◆ Source excerpt ◆
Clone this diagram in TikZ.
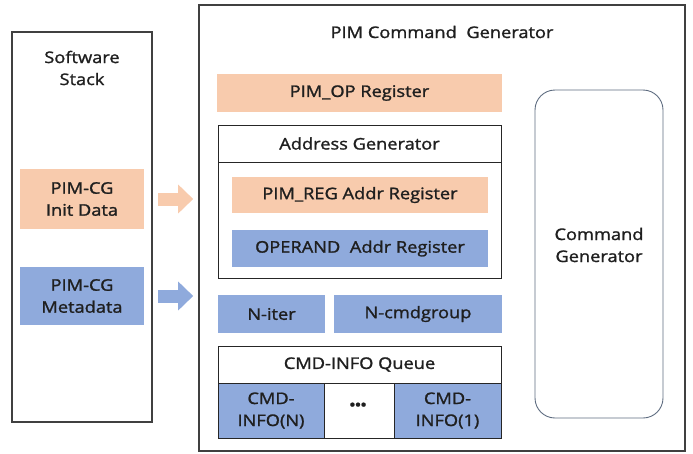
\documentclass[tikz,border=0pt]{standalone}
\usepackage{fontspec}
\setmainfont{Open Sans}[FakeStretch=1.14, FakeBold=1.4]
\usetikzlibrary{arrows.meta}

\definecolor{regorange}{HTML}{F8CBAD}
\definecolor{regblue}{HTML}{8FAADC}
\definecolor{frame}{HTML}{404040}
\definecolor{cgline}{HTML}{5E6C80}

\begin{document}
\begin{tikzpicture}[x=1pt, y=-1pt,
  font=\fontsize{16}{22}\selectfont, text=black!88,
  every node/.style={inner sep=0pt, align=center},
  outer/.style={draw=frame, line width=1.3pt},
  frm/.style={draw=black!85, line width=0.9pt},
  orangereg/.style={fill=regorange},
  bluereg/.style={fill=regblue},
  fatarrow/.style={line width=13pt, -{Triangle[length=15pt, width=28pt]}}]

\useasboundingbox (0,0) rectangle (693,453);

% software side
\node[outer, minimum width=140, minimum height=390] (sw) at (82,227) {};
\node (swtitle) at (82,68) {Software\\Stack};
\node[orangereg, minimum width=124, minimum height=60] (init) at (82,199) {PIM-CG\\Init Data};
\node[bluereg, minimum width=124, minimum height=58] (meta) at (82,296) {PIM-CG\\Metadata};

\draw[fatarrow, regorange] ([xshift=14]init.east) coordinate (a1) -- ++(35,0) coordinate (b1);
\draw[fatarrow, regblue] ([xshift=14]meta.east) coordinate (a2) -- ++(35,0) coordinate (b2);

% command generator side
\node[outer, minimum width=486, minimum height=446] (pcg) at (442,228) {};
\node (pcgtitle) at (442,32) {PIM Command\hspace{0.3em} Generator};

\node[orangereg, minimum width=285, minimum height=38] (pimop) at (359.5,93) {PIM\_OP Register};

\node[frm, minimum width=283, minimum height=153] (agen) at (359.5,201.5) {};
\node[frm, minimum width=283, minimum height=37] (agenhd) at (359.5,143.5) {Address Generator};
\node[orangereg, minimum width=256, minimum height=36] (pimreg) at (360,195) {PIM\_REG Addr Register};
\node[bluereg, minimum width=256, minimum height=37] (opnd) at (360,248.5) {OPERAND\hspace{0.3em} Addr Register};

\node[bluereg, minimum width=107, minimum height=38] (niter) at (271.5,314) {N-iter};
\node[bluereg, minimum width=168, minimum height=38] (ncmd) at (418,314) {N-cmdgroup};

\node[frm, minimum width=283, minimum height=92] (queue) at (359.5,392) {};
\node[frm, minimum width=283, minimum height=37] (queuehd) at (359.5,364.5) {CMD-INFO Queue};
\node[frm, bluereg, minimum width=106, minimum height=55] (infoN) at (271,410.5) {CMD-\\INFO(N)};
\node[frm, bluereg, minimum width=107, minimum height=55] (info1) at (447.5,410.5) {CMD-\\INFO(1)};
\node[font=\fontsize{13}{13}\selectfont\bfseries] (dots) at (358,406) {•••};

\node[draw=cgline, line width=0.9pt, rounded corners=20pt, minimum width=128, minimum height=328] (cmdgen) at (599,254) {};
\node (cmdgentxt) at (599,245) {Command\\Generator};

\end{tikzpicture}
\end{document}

◆ Your goal ◆
Omitting all images, print the listing exactly.

◆ Right answer ◆
Clone this diagram in TikZ.
\documentclass[tikz,border=0pt]{standalone}
\usepackage{fontspec}
\setmainfont{Open Sans}[FakeStretch=1.14, FakeBold=1.4]
\usetikzlibrary{arrows.meta}

\definecolor{regorange}{HTML}{F8CBAD}
\definecolor{regblue}{HTML}{8FAADC}
\definecolor{frame}{HTML}{404040}
\definecolor{cgline}{HTML}{5E6C80}

\begin{document}
\begin{tikzpicture}[x=1pt, y=-1pt,
  font=\fontsize{16}{22}\selectfont, text=black!88,
  every node/.style={inner sep=0pt, align=center},
  outer/.style={draw=frame, line width=1.3pt},
  frm/.style={draw=black!85, line width=0.9pt},
  orangereg/.style={fill=regorange},
  bluereg/.style={fill=regblue},
  fatarrow/.style={line width=13pt, -{Triangle[length=15pt, width=28pt]}}]

\useasboundingbox (0,0) rectangle (693,453);

% software side
\node[outer, minimum width=140, minimum height=390] (sw) at (82,227) {};
\node (swtitle) at (82,68) {Software\\Stack};
\node[orangereg, minimum width=124, minimum height=60] (init) at (82,199) {PIM-CG\\Init Data};
\node[bluereg, minimum width=124, minimum height=58] (meta) at (82,296) {PIM-CG\\Metadata};

\draw[fatarrow, regorange] ([xshift=14]init.east) coordinate (a1) -- ++(35,0) coordinate (b1);
\draw[fatarrow, regblue] ([xshift=14]meta.east) coordinate (a2) -- ++(35,0) coordinate (b2);

% command generator side
\node[outer, minimum width=486, minimum height=446] (pcg) at (442,228) {};
\node (pcgtitle) at (442,32) {PIM Command\hspace{0.3em} Generator};

\node[orangereg, minimum width=285, minimum height=38] (pimop) at (359.5,93) {PIM\_OP Register};

\node[frm, minimum width=283, minimum height=153] (agen) at (359.5,201.5) {};
\node[frm, minimum width=283, minimum height=37] (agenhd) at (359.5,143.5) {Address Generator};
\node[orangereg, minimum width=256, minimum height=36] (pimreg) at (360,195) {PIM\_REG Addr Register};
\node[bluereg, minimum width=256, minimum height=37] (opnd) at (360,248.5) {OPERAND\hspace{0.3em} Addr Register};

\node[bluereg, minimum width=107, minimum height=38] (niter) at (271.5,314) {N-iter};
\node[bluereg, minimum width=168, minimum height=38] (ncmd) at (418,314) {N-cmdgroup};

\node[frm, minimum width=283, minimum height=92] (queue) at (359.5,392) {};
\node[frm, minimum width=283, minimum height=37] (queuehd) at (359.5,364.5) {CMD-INFO Queue};
\node[frm, bluereg, minimum width=106, minimum height=55] (infoN) at (271,410.5) {CMD-\\INFO(N)};
\node[frm, bluereg, minimum width=107, minimum height=55] (info1) at (447.5,410.5) {CMD-\\INFO(1)};
\node[font=\fontsize{13}{13}\selectfont\bfseries] (dots) at (358,406) {•••};

\node[draw=cgline, line width=0.9pt, rounded corners=20pt, minimum width=128, minimum height=328] (cmdgen) at (599,254) {};
\node (cmdgentxt) at (599,245) {Command\\Generator};

\end{tikzpicture}
\end{document}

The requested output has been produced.